Aim: Copy exactly the lines from the start of the data below through the one that carries "const bottomLetters = ['b', 'a', 'a', 'a', 'c', 'c', 'c', 'c']", and only those.

───── Supplied information

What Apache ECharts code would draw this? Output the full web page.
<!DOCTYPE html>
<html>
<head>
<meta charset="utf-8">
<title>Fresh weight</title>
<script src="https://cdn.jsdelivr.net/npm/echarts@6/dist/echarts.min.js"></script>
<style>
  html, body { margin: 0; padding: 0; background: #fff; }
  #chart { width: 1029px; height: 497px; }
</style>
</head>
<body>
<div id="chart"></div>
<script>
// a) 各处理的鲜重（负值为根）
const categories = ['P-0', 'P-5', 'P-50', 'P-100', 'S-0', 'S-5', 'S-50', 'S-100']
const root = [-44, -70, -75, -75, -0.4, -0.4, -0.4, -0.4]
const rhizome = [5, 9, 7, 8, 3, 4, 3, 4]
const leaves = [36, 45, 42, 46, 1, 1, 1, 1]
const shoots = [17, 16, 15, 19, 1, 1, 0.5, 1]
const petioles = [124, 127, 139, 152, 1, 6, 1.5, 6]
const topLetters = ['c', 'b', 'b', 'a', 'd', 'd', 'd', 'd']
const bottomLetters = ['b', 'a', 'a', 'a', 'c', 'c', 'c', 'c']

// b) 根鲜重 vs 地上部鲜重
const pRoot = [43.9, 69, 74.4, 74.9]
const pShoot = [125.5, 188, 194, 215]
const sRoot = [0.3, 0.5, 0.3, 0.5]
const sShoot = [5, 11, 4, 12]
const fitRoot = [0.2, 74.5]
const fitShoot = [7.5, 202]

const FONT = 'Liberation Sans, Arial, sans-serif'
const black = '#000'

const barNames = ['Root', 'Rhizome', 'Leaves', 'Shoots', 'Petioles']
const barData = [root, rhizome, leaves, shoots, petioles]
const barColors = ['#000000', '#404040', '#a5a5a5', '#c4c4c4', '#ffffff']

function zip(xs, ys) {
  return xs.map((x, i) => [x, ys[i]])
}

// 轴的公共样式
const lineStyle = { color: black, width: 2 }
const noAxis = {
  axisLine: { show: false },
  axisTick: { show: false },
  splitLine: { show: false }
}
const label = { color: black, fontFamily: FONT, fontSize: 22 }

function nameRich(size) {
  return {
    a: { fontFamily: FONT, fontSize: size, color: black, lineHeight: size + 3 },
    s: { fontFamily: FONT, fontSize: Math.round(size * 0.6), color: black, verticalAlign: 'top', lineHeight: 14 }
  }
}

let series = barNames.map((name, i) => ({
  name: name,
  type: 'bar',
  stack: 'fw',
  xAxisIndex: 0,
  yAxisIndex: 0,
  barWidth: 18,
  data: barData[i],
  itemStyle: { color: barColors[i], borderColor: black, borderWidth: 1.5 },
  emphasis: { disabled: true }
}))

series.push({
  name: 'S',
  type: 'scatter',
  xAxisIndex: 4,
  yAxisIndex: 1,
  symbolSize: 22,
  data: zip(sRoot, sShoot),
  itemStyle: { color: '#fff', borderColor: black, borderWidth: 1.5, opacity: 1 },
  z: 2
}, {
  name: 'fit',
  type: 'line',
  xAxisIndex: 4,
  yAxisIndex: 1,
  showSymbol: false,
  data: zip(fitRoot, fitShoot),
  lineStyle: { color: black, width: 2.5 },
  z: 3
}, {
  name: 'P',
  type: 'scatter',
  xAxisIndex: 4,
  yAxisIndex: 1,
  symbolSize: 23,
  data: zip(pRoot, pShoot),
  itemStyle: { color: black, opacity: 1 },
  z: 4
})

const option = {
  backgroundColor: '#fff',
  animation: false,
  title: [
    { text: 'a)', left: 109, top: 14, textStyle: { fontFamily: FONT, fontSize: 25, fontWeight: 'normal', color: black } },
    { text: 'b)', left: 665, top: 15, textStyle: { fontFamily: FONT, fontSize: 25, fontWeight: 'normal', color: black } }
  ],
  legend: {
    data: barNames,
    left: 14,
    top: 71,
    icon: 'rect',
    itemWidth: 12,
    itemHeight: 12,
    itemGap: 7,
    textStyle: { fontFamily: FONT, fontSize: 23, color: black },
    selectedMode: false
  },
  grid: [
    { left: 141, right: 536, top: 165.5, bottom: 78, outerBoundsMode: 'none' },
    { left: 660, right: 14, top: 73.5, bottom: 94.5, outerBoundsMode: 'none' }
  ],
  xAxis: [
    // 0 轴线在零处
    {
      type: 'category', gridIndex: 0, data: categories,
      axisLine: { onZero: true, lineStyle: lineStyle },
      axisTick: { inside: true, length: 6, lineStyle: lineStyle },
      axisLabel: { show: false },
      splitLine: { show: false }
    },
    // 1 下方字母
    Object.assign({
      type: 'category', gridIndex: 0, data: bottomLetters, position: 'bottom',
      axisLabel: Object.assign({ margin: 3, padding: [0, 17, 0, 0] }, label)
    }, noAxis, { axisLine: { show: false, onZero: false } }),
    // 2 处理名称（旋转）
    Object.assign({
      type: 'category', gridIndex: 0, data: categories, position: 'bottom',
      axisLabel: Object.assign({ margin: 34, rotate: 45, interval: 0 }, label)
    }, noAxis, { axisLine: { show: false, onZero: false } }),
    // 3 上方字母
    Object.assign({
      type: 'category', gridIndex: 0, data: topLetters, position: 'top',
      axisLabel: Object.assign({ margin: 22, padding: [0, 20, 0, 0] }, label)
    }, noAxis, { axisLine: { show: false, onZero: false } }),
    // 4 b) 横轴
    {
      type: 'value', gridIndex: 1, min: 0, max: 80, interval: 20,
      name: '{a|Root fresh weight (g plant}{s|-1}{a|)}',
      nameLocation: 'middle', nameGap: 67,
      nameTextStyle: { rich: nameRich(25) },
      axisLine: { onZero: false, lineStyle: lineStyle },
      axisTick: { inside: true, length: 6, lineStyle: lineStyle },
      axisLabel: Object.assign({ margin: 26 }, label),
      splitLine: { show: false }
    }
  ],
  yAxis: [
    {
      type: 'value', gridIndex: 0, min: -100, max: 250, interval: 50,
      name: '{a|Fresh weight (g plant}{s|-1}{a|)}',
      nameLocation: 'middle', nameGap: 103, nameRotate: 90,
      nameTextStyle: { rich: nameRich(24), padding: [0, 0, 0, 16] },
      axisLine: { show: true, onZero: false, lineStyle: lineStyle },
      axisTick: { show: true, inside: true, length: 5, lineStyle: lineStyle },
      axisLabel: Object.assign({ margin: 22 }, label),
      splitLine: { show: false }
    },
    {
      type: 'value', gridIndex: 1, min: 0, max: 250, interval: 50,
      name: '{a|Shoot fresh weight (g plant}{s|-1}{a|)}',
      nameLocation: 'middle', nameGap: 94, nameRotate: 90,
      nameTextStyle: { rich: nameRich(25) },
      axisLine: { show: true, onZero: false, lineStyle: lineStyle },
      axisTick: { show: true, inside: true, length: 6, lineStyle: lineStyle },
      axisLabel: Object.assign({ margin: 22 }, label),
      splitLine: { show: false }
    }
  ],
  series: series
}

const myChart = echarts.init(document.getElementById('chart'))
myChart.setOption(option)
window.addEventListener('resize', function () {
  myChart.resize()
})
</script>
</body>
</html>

──────────

Expected answer:
What Apache ECharts code would draw this? Output the full web page.
<!DOCTYPE html>
<html>
<head>
<meta charset="utf-8">
<title>Fresh weight</title>
<script src="https://cdn.jsdelivr.net/npm/echarts@6/dist/echarts.min.js"></script>
<style>
  html, body { margin: 0; padding: 0; background: #fff; }
  #chart { width: 1029px; height: 497px; }
</style>
</head>
<body>
<div id="chart"></div>
<script>
// a) 各处理的鲜重（负值为根）
const categories = ['P-0', 'P-5', 'P-50', 'P-100', 'S-0', 'S-5', 'S-50', 'S-100']
const root = [-44, -70, -75, -75, -0.4, -0.4, -0.4, -0.4]
const rhizome = [5, 9, 7, 8, 3, 4, 3, 4]
const leaves = [36, 45, 42, 46, 1, 1, 1, 1]
const shoots = [17, 16, 15, 19, 1, 1, 0.5, 1]
const petioles = [124, 127, 139, 152, 1, 6, 1.5, 6]
const topLetters = ['c', 'b', 'b', 'a', 'd', 'd', 'd', 'd']
const bottomLetters = ['b', 'a', 'a', 'a', 'c', 'c', 'c', 'c']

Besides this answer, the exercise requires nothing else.